Una partida perdida: La defensa del dragón, de Natalia Santa
Filmar la decadencia, la nostalgia y la ruina, tanto personal como de una época, fue el reto de Natalia Santa en su primer largometraje, La defensa del dragón (2017), presentada en Cannes en la sección “La quincena de los realizadores”. Para ello recurre a tres personajes -tres hombres mayores- unidos por la marginalidad y por su amor al ajedrez. Viven en sector céntrico de una Bogotá donde persisten tozudamente clubes de ajedrez, conviviendo junto a casinos, cafés, bares y discotecas de tango. El siglo XXI los acorrala, pero ellos se resisten a morir.
La directora retrata este ambiente y a estos tres hombres -Samuel, Joaquín y el Doctor Cebrián- de una misma y única manera, como si la atmósfera y ellos fueran una sola cosa, como si fuera ya imposible separarlos. El otoño de esos lugares y clubes -que no el de sus aficionados, aclaro- es el otoño de este trío de derrotados, a quienes redime su amistad.
Samuel (el músico Gonzalo de Sagarminaga) es el retratado con más detalle. Divorciado y con una hija aún niña, vive en la habitación de una pensión, y sobrevive dando clases particulares de matemáticas y ganando apuestas con esporádicos enfrentamientos de ajedrez, juego del que también imparte clases. Es una figura trágica, un hombre que pudo llegar a ser un campeón, pero que quizá se enfrentó con su propia mediocridad y prefirió hacerse a un lado. Auto imposibilitado para sentir, parece impotente -literalmente hablando- frente a las mujeres, que encuentran algún misterioso atractivo en este hombre desaliñado, descuidado y ruinoso.

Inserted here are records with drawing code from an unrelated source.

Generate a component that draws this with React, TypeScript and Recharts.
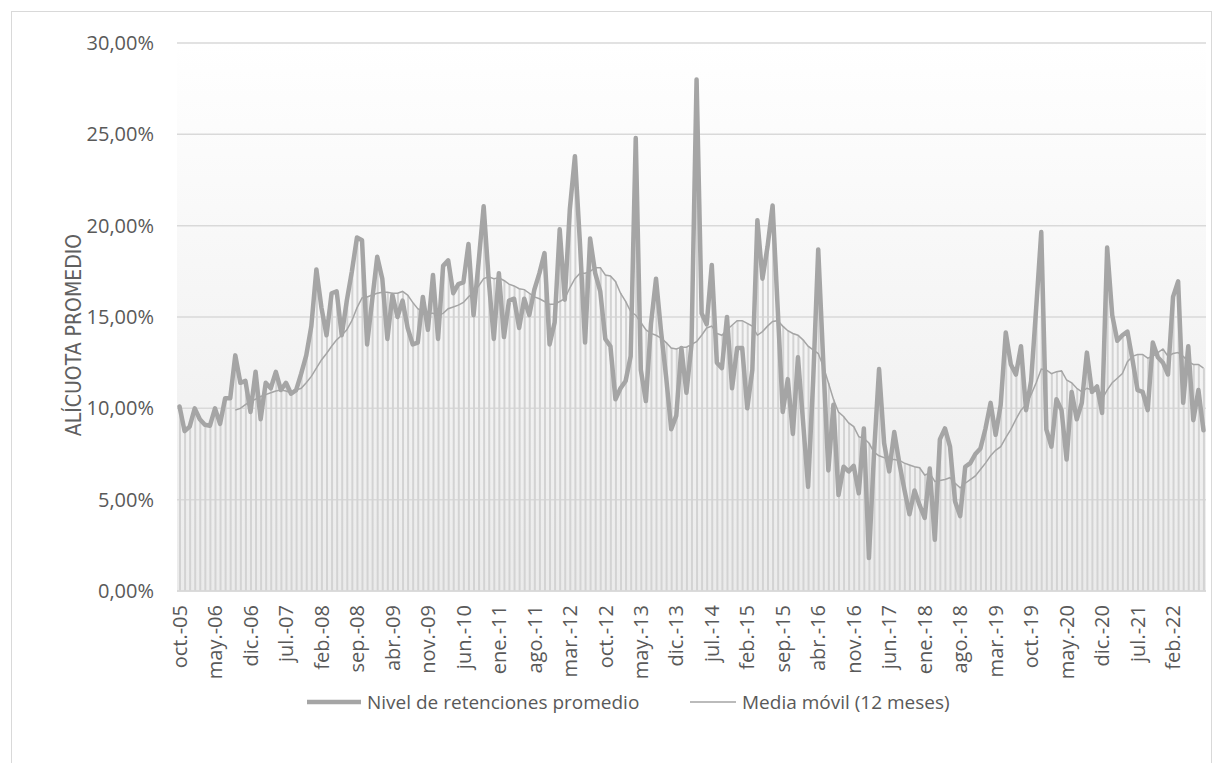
import React from 'react';
import { ComposedChart, Line, Bar, XAxis, YAxis, CartesianGrid } from 'recharts';

// Spanish month abbreviations used for the category labels
const MONTHS = ['ene', 'feb', 'mar', 'abr', 'may', 'jun', 'jul', 'ago', 'sep', 'oct', 'nov', 'dic'];
const START_YEAR = 2005;
const START_MONTH = 9; // octubre

// Nivel de retenciones promedio (%), monthly from oct-05
const retenciones: number[] = [
  10.1, 8.75, 9.0, 10.0, 9.4, 9.1, 9.05, 10.0, 9.15, 10.55,
  10.55, 12.9, 11.4, 11.5, 9.8, 12.0, 9.4, 11.4, 11.1, 12.0,
  11.0, 11.4, 10.8, 11.0, 11.9, 12.9, 14.5, 17.6, 15.5, 14.0,
  16.3, 16.4, 14.0, 15.9, 17.5, 19.35, 19.2, 13.5, 15.9, 18.3,
  17.1, 13.8, 16.2, 15.0, 15.9, 14.4, 13.5, 13.6, 16.1, 14.3,
  17.3, 13.8, 17.8, 18.1, 16.3, 16.8, 16.9, 19.0, 15.1, 18.0,
  21.06, 17.0, 13.8, 17.4, 13.9, 15.9, 16.0, 14.4, 16.0, 15.1,
  16.5, 17.4, 18.5, 13.5, 14.7, 19.8, 15.95, 20.9, 23.8, 19.0,
  13.6, 19.3, 17.4, 16.4, 13.8, 13.4, 10.5, 11.1, 11.5, 12.85,
  24.8, 12.1, 10.4, 14.6, 17.1, 14.2, 11.7, 8.85, 9.6, 13.3,
  10.85, 13.5, 28.0, 15.2, 14.6, 17.85, 12.5, 12.2, 15.0, 11.1,
  13.3, 13.3, 10.0, 12.1, 20.3, 17.1, 18.85, 21.1, 15.5, 9.8,
  11.6, 8.6, 12.8, 9.3, 5.7, 11.5, 18.7, 12.5, 6.6, 10.2,
  5.25, 6.8, 6.55, 6.85, 5.35, 8.9, 1.8, 7.5, 12.15, 8.1,
  6.55, 8.7, 7.0, 5.55, 4.2, 5.5, 4.7, 4.0, 6.7, 2.8,
  8.3, 8.9, 7.9, 4.9, 4.1, 6.8, 7.0, 7.5, 7.8, 8.9,
  10.3, 8.55, 10.2, 14.15, 12.4, 11.85, 13.4, 9.9, 11.5, 15.5,
  19.65, 8.85, 7.9, 10.5, 9.9, 7.2, 10.9, 9.4, 10.3, 13.05,
  10.9, 11.2, 9.75, 18.8, 15.1, 13.7, 14.0, 14.2, 12.65, 11.0,
  10.9, 9.9, 13.6, 12.8, 12.5, 11.85, 16.1, 16.95, 10.3, 13.4,
  9.35, 11.0, 8.8,
];

// Media móvil de 12 meses (%), sin valor en los primeros 11 meses
const mediaMovil: (number | null)[] = [
  null, null, null, null, null, null, null, null, null, null,
  null, 9.9, 10.0, 10.2, 10.4, 10.5, 10.65, 10.75, 10.85, 10.95,
  11.0, 10.95, 10.85, 11.0, 11.1, 11.4, 11.75, 12.2, 12.65, 13.0,
  13.4, 13.75, 14.0, 14.3, 14.8, 15.5, 16.05, 16.1, 16.2, 16.3,
  16.35, 16.35, 16.3, 16.3, 16.4, 16.2, 15.8, 15.45, 15.3, 15.2,
  15.2, 15.1, 15.2, 15.45, 15.55, 15.65, 15.8, 16.1, 16.35, 16.7,
  17.1, 17.2, 17.1, 17.15, 17.0, 16.8, 16.7, 16.55, 16.5, 16.3,
  16.1, 16.0, 15.85, 15.7, 15.7, 15.85, 16.0, 16.6, 17.1, 17.4,
  17.4, 17.5, 17.7, 17.7, 17.3, 17.25, 16.95, 16.3, 15.85, 15.3,
  15.1, 14.7, 14.3, 14.1, 14.0, 13.85, 13.6, 13.3, 13.25, 13.35,
  13.35, 13.5, 13.65, 14.0, 14.4, 14.5, 14.1, 14.0, 14.3, 14.55,
  14.8, 14.8, 14.65, 14.5, 14.0, 14.2, 14.5, 14.75, 14.8, 14.5,
  14.25, 14.1, 14.0, 13.75, 13.4, 13.2, 13.0, 12.3, 11.4, 10.5,
  9.8, 9.55, 9.2, 9.0, 8.45, 8.35, 8.1, 7.6, 7.4, 7.3,
  7.2, 7.2, 7.15, 7.0, 6.9, 6.8, 6.75, 6.35, 6.45, 6.0,
  6.05, 6.1, 6.2, 5.9, 5.65, 5.9, 6.1, 6.3, 6.65, 7.0,
  7.4, 7.7, 7.9, 8.4, 8.85, 9.4, 9.9, 10.2, 10.75, 11.4,
  12.15, 12.1, 11.9, 12.0, 12.05, 11.55, 11.4, 11.1, 10.9, 11.1,
  11.0, 10.9, 10.5, 11.0, 11.4, 11.65, 11.9, 12.55, 12.85, 12.95,
  12.95, 12.75, 12.85, 13.05, 13.25, 12.85, 13.0, 13.05, 12.85, 12.55,
  12.4, 12.4, 12.2,
];

const yTicks = [0, 5, 10, 15, 20, 25, 30];

const mesLabel = (i: number) => {
  const k = START_MONTH + i;
  const m = k % 12;
  const y = START_YEAR + Math.floor(k / 12);
  return `${MONTHS[m]}.-${String(y % 100).padStart(2, '0')}`;
};

const data = retenciones.map((v, i) => {
  const media = mediaMovil[i];
  return {
    mes: mesLabel(i),
    nivel: v,
    media,
    // drop line reaches the highest series at each month
    caida: Math.max(v, media ?? 0),
  };
});

const FONT = '"Open Sans", "Noto Sans", sans-serif';
const TEXT = '#595959';
const SERIES = '#a5a5a5';

const fmtPct = (v: number) => `${v.toFixed(2).replace('.', ',')}%`;

const MonthTick = (props: any) => {
  const { x, y, payload } = props;
  return (
    <text
      x={x}
      y={y + 6}
      transform={`rotate(-90, ${x}, ${y + 6})`}
      textAnchor="end"
      dy="0.36em"
      fill={TEXT}
      fontSize={20}
      fontFamily={FONT}
    >
      {payload.value}
    </text>
  );
};

// Vertical axis title in a narrow face
const AxisTitle = (props: any) => {
  const vb = props.viewBox || {};
  const cx = 73;
  const cy = (vb.y ?? 0) + (vb.height ?? 0) / 2 + 18;
  return (
    <text
      x={cx}
      y={cy}
      transform={`rotate(-90, ${cx}, ${cy})`}
      textAnchor="middle"
      dy="0.36em"
      fill="#606060"
      fontSize={21}
      fontFamily='"Liberation Sans Narrow", "DejaVu Sans Condensed", sans-serif'
    >
      ALÍCUOTA PROMEDIO
    </text>
  );
};

export default function App() {
  return (
    <div style={{ position: 'absolute', left: 0, top: 0, width: 1223, height: 763, overflow: 'hidden', background: '#fff' }}>
      <div
        style={{
          position: 'absolute',
          left: 11,
          top: 11,
          width: 1201,
          height: 780,
          border: '1px solid #d9d9d9',
          boxSizing: 'border-box',
        }}
      />
      <div style={{ position: 'absolute', left: 0, top: 0 }}>
        <ComposedChart
          width={1223}
          height={763}
          data={data}
          margin={{ top: 43, right: 17, bottom: 0, left: 0 }}
          barCategoryGap={0}
        >
          <defs>
            <linearGradient id="plotBg" x1="0" y1="0" x2="0" y2="1">
              <stop offset="0%" stopColor="#ffffff" />
              <stop offset="100%" stopColor="#ebebeb" />
            </linearGradient>
          </defs>
          <CartesianGrid
            vertical={false}
            stroke="#d9d9d9"
            strokeWidth={1.5}
            fill="url(#plotBg)"
            fillOpacity={1}
          />
          <XAxis
            dataKey="mes"
            interval={6}
            height={172}
            tickLine={false}
            axisLine={{ stroke: '#d9d9d9', strokeWidth: 1.5 }}
            tick={<MonthTick />}
          />
          <YAxis
            width={177}
            domain={[0, 30]}
            ticks={yTicks}
            tickFormatter={fmtPct}
            axisLine={false}
            tickLine={false}
            tickSize={0}
            tickMargin={23}
            tick={{ fill: TEXT, fontSize: 20, fontFamily: FONT }}
            label={<AxisTitle />}
          />
          <Bar dataKey="caida" barSize={2} fill="#d3d3d3" isAnimationActive={false} />
          <Line
            type="linear"
            dataKey="nivel"
            stroke={SERIES}
            strokeWidth={4.5}
            strokeLinejoin="round"
            strokeLinecap="round"
            dot={false}
            activeDot={false}
            isAnimationActive={false}
          />
          <Line
            type="linear"
            dataKey="media"
            stroke={SERIES}
            strokeWidth={1.5}
            dot={false}
            activeDot={false}
            isAnimationActive={false}
          />
        </ComposedChart>
      </div>
      <div
        style={{
          position: 'absolute',
          left: 0,
          top: 688,
          width: 1223,
          height: 28,
          fontFamily: FONT,
          fontSize: 19,
          color: TEXT,
        }}
      >
        <div style={{ position: 'absolute', left: 307, top: 0, display: 'flex', alignItems: 'center', height: 28 }}>
          <svg width={54} height={8} style={{ marginRight: 6 }}>
            <line x1={0} y1={4} x2={54} y2={4} stroke={SERIES} strokeWidth={4.5} />
          </svg>
          <span>Nivel de retenciones promedio</span>
        </div>
        <div style={{ position: 'absolute', left: 690, top: 0, display: 'flex', alignItems: 'center', height: 28 }}>
          <svg width={46} height={8} style={{ marginRight: 6 }}>
            <line x1={0} y1={4} x2={46} y2={4} stroke={SERIES} strokeWidth={1.5} />
          </svg>
          <span>Media móvil (12 meses)</span>
        </div>
      </div>
    </div>
  );
}
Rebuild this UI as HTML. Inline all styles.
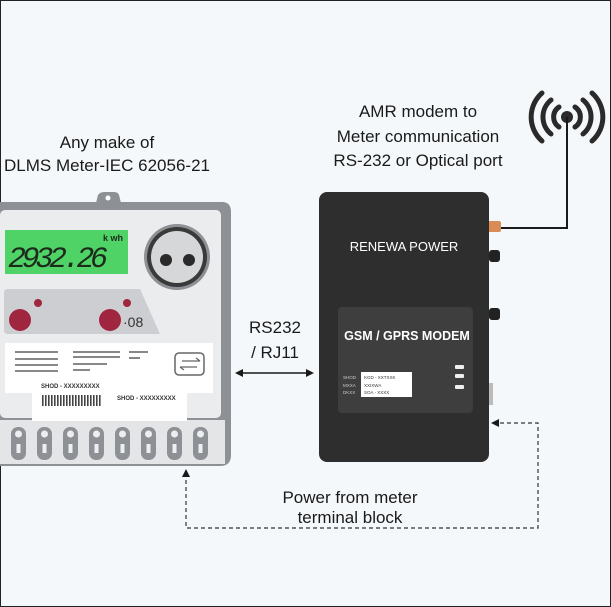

Joaquín (Hernán Mendez) es un relojero, de los que rechazan la tecnología digital, que enfrenta con resignación la cara de la pobreza: su negocio ya no da más, sus clientes se han ido, las deudas lo acorralan. Siquiera tiene al ajedrez y al tango para paliar sus penas. Cebrián (Manuel Navarro) es un homeópata español que sobrevive de la pensión que recibe a través de un hijo en España. Lo que escasamente gana se lo gasta en los casinos. El ajedrez y su asistente -con la que cohabita- son su compañía.
La defensa del dragón es un filme episódico, centrado en Samuel y en sus desventuras, y tangencialmente en las de sus amigos. La película tiene un humor situacional seco e involuntario, al que colabora el estatismo de la cámara para crear cierto grado de teatralidad en la puesta en escena. La ambientación, excelente, logró reflejar con certeza y respeto la decadencia en la que viven y la que cada uno padece con resignación.
La mirada de Natalia Santa no es cínica, es compasiva sin necesidad de ser condescendiente. Estos hombres están en la condición en la que se encuentran por su propia voluntad, por su testarudez, por su ludopatía, por su vida bohemia. No pudieron ser más y presienten hace rato que esa partida está perdida.